*YOUR OBJECTIVE*: Up to and including the line with "import pandas as pd", reproduce the listing below exactly, beginning at its first line.

# # #

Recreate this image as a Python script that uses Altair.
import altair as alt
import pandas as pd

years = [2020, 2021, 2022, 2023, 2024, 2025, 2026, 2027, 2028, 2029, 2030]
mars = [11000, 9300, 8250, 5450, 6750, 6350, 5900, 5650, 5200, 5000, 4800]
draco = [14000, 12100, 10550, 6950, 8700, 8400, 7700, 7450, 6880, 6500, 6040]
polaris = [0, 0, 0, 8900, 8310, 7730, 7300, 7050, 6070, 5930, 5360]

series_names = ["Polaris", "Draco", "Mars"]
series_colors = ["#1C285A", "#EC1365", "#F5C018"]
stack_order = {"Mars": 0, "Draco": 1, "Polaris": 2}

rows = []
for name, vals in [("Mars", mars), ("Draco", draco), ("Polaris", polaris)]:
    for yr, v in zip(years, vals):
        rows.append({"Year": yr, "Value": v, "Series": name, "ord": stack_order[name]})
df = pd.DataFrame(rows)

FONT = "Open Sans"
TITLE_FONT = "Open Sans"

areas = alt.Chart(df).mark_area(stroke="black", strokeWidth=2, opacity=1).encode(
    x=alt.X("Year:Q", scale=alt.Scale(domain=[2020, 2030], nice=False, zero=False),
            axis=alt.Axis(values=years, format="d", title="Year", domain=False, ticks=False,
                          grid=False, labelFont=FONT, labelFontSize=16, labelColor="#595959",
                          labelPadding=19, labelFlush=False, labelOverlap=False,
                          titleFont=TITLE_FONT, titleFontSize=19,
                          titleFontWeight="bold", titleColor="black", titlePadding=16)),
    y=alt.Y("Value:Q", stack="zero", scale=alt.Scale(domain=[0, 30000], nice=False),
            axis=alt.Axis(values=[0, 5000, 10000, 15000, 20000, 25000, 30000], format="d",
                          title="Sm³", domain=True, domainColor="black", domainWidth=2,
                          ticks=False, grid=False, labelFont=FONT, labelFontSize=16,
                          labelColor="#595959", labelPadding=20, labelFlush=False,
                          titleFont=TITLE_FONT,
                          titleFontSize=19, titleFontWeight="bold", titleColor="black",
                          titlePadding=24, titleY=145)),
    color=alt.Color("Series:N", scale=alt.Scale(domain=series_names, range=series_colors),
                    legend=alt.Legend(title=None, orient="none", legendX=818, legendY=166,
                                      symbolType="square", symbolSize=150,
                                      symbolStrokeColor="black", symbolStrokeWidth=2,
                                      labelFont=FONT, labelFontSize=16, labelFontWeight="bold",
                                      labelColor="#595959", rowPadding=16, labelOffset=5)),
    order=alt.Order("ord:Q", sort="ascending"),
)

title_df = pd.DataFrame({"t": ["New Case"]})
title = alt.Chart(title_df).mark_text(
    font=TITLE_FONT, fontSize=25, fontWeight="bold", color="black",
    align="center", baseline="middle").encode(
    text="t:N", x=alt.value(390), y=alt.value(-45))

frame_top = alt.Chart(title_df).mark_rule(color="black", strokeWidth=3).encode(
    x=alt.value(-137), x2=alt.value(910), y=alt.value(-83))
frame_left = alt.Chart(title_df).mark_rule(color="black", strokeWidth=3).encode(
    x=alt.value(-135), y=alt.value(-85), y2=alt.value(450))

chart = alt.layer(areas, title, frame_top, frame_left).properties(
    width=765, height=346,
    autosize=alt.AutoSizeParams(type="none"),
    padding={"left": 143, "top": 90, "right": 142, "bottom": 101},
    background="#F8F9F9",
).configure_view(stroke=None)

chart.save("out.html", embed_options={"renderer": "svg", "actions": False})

# # #

*CORRECT OUTPUT*:
Recreate this image as a Python script that uses Altair.
import altair as alt
import pandas as pd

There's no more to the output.